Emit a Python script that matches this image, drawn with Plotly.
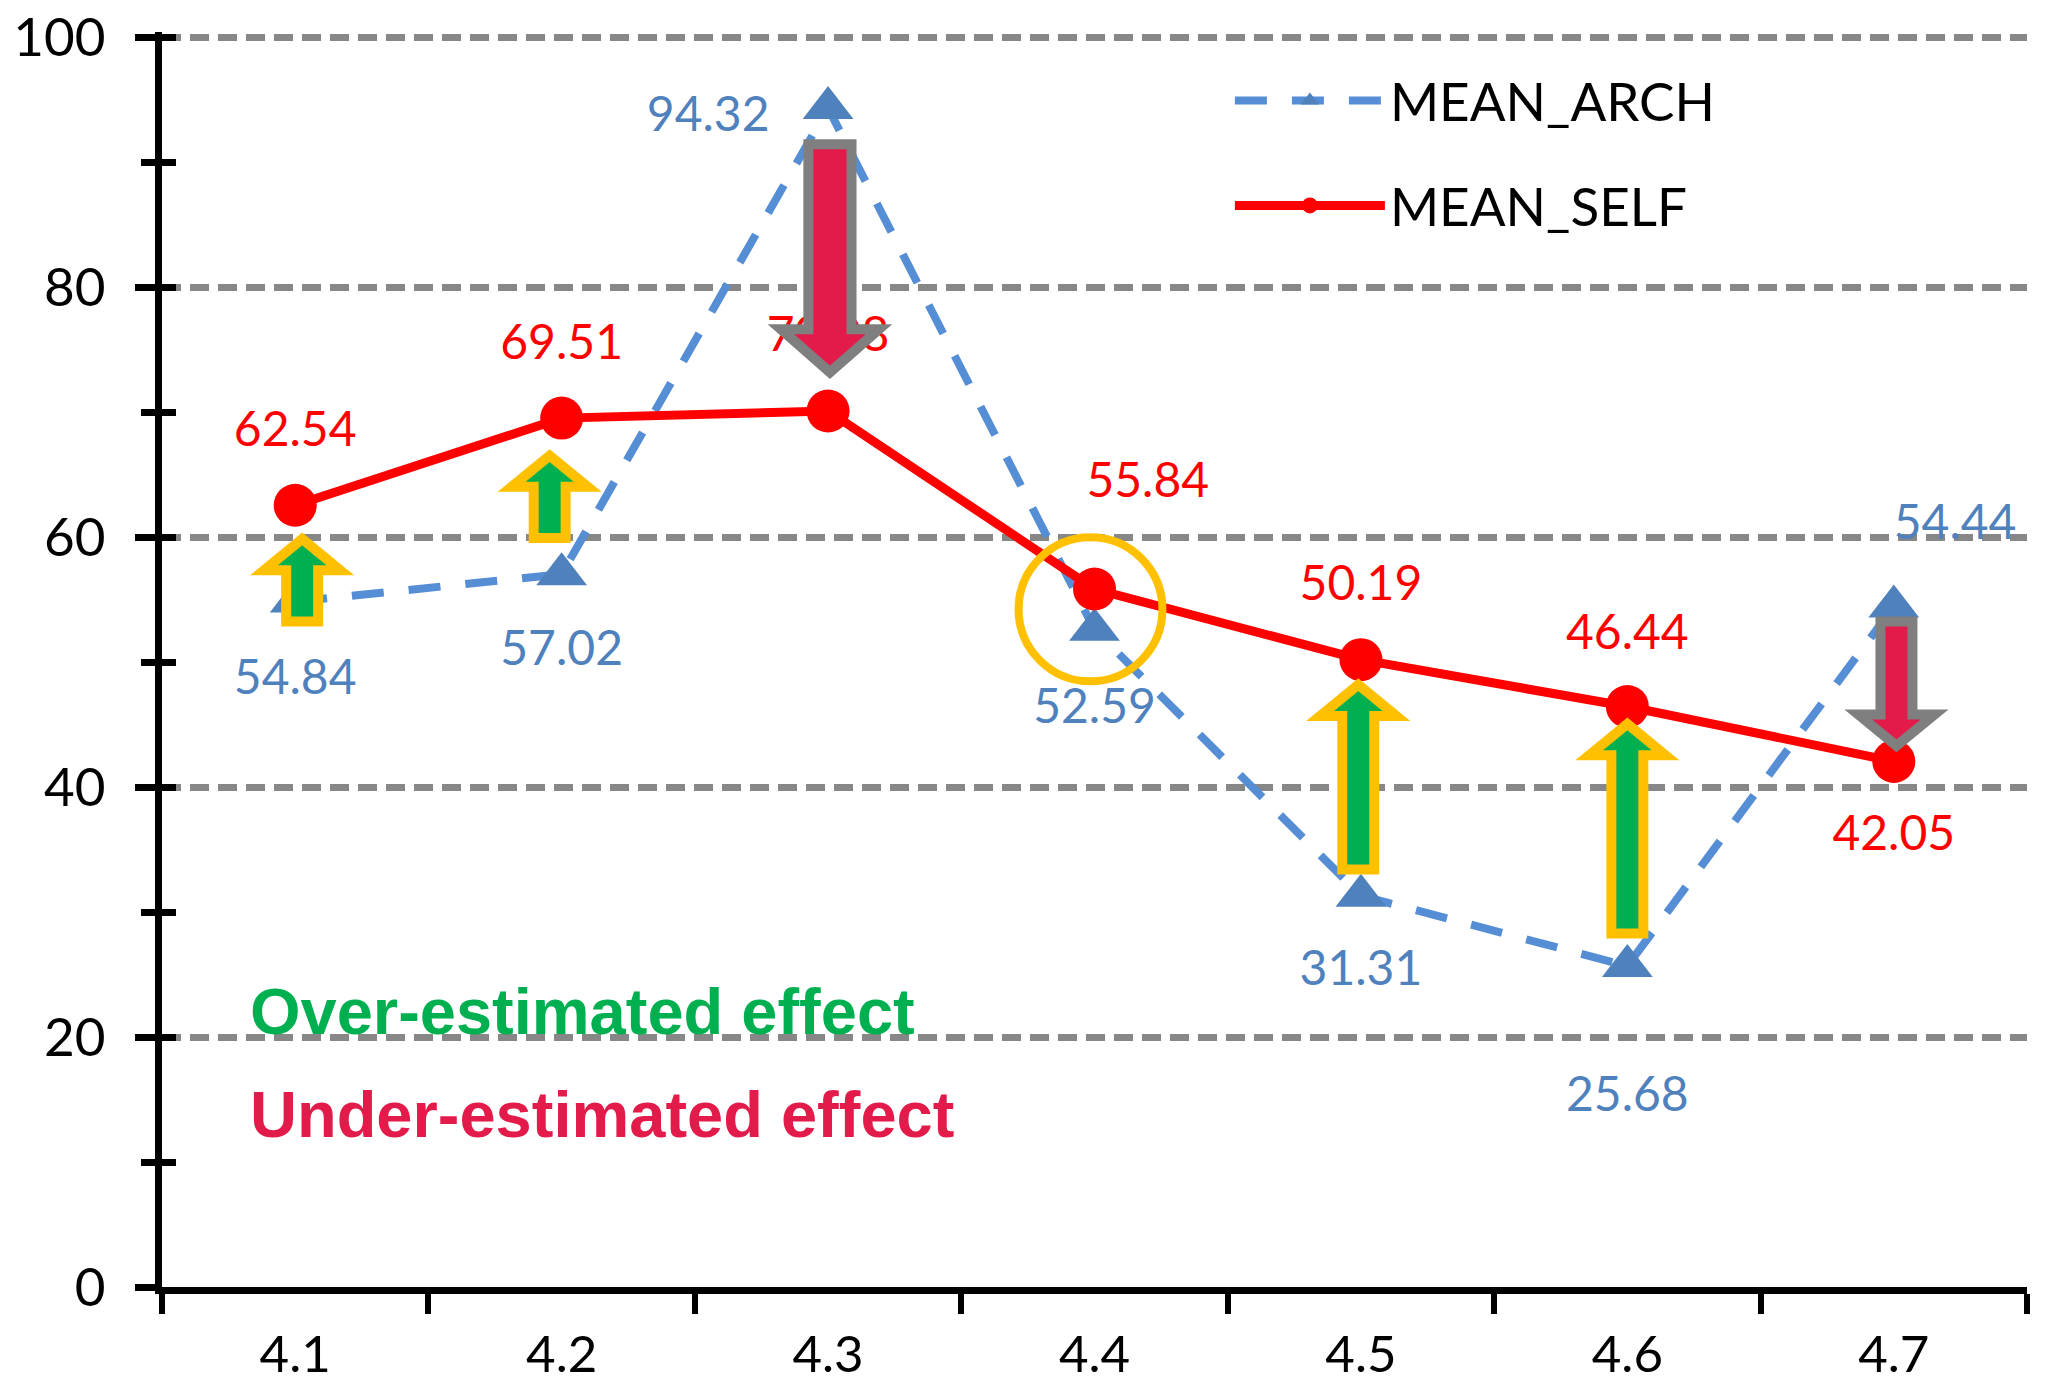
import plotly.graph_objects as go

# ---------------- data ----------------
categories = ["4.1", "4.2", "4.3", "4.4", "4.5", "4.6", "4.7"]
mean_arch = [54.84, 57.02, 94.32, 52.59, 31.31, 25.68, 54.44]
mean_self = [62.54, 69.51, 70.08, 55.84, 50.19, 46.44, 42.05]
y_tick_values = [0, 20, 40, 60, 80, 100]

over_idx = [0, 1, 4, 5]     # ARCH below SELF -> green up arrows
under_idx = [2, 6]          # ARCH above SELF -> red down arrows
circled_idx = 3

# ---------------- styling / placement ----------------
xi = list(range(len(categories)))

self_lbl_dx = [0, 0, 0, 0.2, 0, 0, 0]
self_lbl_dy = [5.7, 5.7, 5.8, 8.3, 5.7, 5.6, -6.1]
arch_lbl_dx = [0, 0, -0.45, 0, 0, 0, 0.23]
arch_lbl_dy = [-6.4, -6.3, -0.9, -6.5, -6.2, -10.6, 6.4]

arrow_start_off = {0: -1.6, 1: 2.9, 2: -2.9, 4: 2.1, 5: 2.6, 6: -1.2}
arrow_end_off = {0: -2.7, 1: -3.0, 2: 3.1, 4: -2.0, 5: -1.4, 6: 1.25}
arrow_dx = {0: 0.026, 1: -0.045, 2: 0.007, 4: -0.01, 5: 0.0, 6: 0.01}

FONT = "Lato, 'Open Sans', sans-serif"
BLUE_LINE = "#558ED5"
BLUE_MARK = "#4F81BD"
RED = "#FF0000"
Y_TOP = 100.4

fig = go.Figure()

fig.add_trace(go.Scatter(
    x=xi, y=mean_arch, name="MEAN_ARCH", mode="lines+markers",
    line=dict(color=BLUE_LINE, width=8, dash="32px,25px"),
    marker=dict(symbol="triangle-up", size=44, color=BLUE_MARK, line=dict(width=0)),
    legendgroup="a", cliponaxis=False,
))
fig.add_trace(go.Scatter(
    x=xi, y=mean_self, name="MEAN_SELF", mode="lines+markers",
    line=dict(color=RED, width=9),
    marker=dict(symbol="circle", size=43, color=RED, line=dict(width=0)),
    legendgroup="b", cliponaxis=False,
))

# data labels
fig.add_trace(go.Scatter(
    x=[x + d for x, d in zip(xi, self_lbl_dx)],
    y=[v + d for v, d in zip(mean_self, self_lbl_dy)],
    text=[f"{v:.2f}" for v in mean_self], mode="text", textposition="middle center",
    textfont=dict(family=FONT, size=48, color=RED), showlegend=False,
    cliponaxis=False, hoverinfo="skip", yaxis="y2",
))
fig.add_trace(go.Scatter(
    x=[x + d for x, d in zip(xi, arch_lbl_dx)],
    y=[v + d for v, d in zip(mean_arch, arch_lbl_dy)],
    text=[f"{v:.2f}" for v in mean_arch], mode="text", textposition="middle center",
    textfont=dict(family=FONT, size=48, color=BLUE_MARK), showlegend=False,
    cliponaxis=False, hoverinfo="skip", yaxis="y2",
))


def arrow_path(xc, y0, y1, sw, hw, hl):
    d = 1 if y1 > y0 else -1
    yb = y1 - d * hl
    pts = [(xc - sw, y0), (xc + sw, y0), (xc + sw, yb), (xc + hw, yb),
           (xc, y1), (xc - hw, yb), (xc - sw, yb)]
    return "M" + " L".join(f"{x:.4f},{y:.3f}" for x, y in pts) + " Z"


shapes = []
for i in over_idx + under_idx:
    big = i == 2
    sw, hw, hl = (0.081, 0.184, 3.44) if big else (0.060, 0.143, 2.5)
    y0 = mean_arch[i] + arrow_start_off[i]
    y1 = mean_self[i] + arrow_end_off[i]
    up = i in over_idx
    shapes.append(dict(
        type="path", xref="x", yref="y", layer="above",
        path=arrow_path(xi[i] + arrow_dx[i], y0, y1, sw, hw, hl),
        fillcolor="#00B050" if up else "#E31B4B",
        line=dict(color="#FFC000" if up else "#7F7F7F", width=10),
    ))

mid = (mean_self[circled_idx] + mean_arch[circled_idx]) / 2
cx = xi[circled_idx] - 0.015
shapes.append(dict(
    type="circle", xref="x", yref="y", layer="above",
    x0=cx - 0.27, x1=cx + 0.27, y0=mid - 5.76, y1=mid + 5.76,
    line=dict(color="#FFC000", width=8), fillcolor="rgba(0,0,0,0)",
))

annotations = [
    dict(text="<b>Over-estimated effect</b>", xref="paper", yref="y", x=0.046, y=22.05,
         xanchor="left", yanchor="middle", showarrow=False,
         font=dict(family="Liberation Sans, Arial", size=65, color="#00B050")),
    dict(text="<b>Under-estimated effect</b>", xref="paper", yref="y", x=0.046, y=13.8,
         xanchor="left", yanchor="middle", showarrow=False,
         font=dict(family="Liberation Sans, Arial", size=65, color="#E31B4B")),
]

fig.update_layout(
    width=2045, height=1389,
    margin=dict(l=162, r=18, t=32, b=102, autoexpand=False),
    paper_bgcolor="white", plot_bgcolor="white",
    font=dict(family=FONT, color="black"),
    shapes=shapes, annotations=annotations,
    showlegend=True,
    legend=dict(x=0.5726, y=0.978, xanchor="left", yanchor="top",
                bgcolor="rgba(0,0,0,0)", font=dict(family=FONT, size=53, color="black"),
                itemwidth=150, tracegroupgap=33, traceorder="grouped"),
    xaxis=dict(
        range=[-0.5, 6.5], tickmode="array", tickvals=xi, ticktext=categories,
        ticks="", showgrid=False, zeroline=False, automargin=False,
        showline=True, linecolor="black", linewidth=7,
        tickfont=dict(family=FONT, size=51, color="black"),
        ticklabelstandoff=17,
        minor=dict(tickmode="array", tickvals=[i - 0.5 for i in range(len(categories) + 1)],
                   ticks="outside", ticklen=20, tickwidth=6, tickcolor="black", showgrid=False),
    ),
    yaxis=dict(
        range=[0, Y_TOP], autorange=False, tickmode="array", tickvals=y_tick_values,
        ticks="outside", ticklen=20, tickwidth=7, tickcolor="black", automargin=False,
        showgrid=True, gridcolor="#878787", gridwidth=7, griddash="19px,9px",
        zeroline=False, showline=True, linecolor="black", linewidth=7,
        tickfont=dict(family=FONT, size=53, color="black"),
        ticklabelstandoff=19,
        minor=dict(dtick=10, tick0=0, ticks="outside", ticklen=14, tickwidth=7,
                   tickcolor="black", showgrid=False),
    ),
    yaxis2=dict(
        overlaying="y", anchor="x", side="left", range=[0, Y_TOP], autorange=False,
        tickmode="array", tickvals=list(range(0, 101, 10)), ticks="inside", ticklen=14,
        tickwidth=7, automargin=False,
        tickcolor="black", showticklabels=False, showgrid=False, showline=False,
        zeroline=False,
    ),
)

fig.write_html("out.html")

++++++++

**Task requirements**
Starting with the first line of the data above and ending with the line containing "circled_idx = 3", please restate every line exactly, leaving images out.

**Output of the exercise**
Emit a Python script that matches this image, drawn with Plotly.
import plotly.graph_objects as go

# ---------------- data ----------------
categories = ["4.1", "4.2", "4.3", "4.4", "4.5", "4.6", "4.7"]
mean_arch = [54.84, 57.02, 94.32, 52.59, 31.31, 25.68, 54.44]
mean_self = [62.54, 69.51, 70.08, 55.84, 50.19, 46.44, 42.05]
y_tick_values = [0, 20, 40, 60, 80, 100]

over_idx = [0, 1, 4, 5]     # ARCH below SELF -> green up arrows
under_idx = [2, 6]          # ARCH above SELF -> red down arrows
circled_idx = 3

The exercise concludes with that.